By Dylan Deprey
MILWAUKEE COURIER — When Dr. Martin Luther King Jr. helped organize the Montgomery Bus Boycott, he was not hoping to win a Nobel Peace Prize.
When his family was in danger and their house was bombarded with bottles and flames, having a street named after him wasn’t even a thought.
When he marched amongst thousands and gave his monumental “I have a Dream Speech,” he wasn’t speaking to go into the history books.
Dr. Martin Luther King Jr. fought for peace and justice in a country where freedom rang, yet separate but equal was the norm.
There were plenty of people that wanted to kill him and the other “colored folk” reversing the racist tides of Jim Crow, yet he worked until the last seconds his life was taken.
In 1983, Martin Luther King Jr.’s birthday became a national holiday. The day is observed every third Monday in January, and it focuses on keeping King’s legacy alive. The day is meant to teach our youth about the strides we have made and the struggles we still face, and to celebrate Dr.
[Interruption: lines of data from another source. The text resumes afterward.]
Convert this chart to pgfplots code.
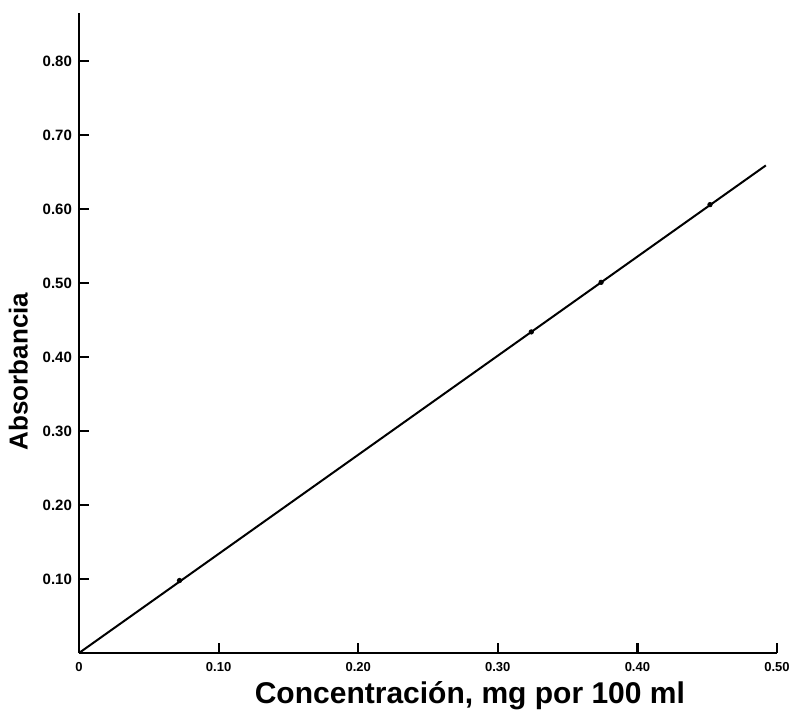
\documentclass[border=0pt]{standalone}
\usepackage{fontspec}
\setmainfont{Liberation Sans}
\usepackage{pgfplots}
\pgfplotsset{compat=1.18}
\begin{document}
\begin{tikzpicture}
\path[use as bounding box] (-39.5pt,-30pt) rectangle (355.5pt,326.5pt);
\begin{axis}[
  at={(0,0)}, anchor=south west,
  scale only axis,
  width=349pt, height=320pt,
  xmin=0, xmax=0.50, ymin=0, ymax=0.865,
  axis lines=left,
  axis line style={-, line width=1.2pt},
  tick style={line width=1.1pt, black},
  tick align=inside,
  major tick length=5pt,
  xtick={0,0.1,0.2,0.3,0.4,0.5},
  xticklabels={0,0.10,0.20,0.30,0.40,0.50},
  ytick={0.1,0.2,0.3,0.4,0.5,0.6,0.7,0.8},
  yticklabels={0.10,0.20,0.30,0.40,0.50,0.60,0.70,0.80},
  yticklabel style={font=\fontsize{7.5}{8}\selectfont\bfseries},
  xticklabel style={font=\fontsize{6.5}{7}\selectfont\bfseries, yshift=-1pt},
  xlabel={Concentración, mg por 100 ml},
  ylabel={Absorbancia},
  xlabel style={font=\fontsize{15}{17}\selectfont\bfseries, at={(axis description cs:0.56,-0.066)}, anchor=center},
  ylabel style={font=\fontsize{13}{15}\selectfont\bfseries, at={(axis description cs:-0.087,0.44)}, anchor=center},
  clip=false,
]
\addplot[black, line width=1pt] coordinates {(0,0) (0.492,0.659)};
\addplot[only marks, mark=*, mark size=1.1pt, black] coordinates {
  (0.072,0.098) (0.324,0.434) (0.374,0.501) (0.452,0.606)};
\end{axis}
\end{tikzpicture}
\end{document}
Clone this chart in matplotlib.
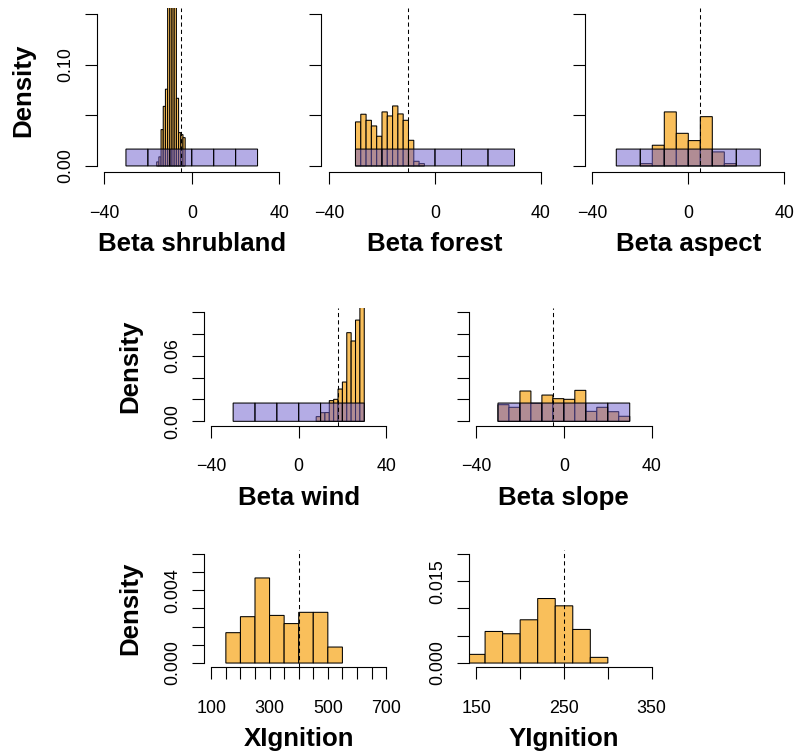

King’s life and legacy.
Just as Milwaukee’s own Dr. Martin Luther King Jr. Drive inches closer and closer to its full potential, it is a beacon of hope for other neighborhoods in the city that also emit positive energy for long-awaited change.
As for MLK Day 2018, there are several meetings and events scheduled across Milwaukee, which happened to be one of the first cities to originally celebrate the National holiday.
Some are using the day to celebrate, others to educate and also to congratulate.
The Marcus Center for the Performing Arts will be hosting the 34th Annual Dr. Martin Luther King Jr. Birthday Celebration on Sunday, Jan. 14. The program will take the stage at Uihlien Hall and highlight the communities’ youth, who every year interpret Dr. King’s words through an art, speech and writing contest.
Other organizations celebrating include: United Indians of Milwaukee, Latino Arts Strings, Milwaukee Flyers Tumbling Team, O.N.F.Y.A.H, MPS’ Milwaukee High School of the Arts Jazz Ensemble and more. The event will conclude with the Paulette Y. Copeland Reception in Bradley Pavilion.
The MLK Library will host a day’s worth of family friendly events including: arts and crafts, voter rights presentations, and live events like spoken word poetry with Kavon Cortez Jones and traditional African dance with Ina Onilu Drum and Dance Ensemble.
The Milwaukee YMCA will host the largest Dr. Martin Luther King, Jr. Day event in Wisconsin. The 21st Annual Celebration Breakfast in honor of Dr. Martin Luther King, Jr. brings together elected officials, advocates and the community to celebrate those pushing the envelope for change and opening doors for everybody in every community.
“Today we celebrate those who have demonstrated a longstanding commitment to making our community a better place for all. Now more than ever the spirit of community service can help heal our differences through a common cause—giving back and strengthening the places where we live, work and play is something we all can agree on,” said Shaneé Jenkins vice president, social responsibility & strategic partnerships for the YMCA of Metropolitan Milwaukee.
Both the Hunger Task Force and Employ Milwaukee will be honored for their longstanding commitment to making the city a better place for all by supporting health, wellness, diversityand inclusion.
The breakfast program will also recognize the winners of this year’s Dr. Martin Luther King, Jr. Spoken Word Contest. The three finalists in each age category (5-9 years, 10-13 years and 14-18 years) were selected after writing an original spoken word piece based on the theme, “We must learn to live together as brothers or perish together as fools.”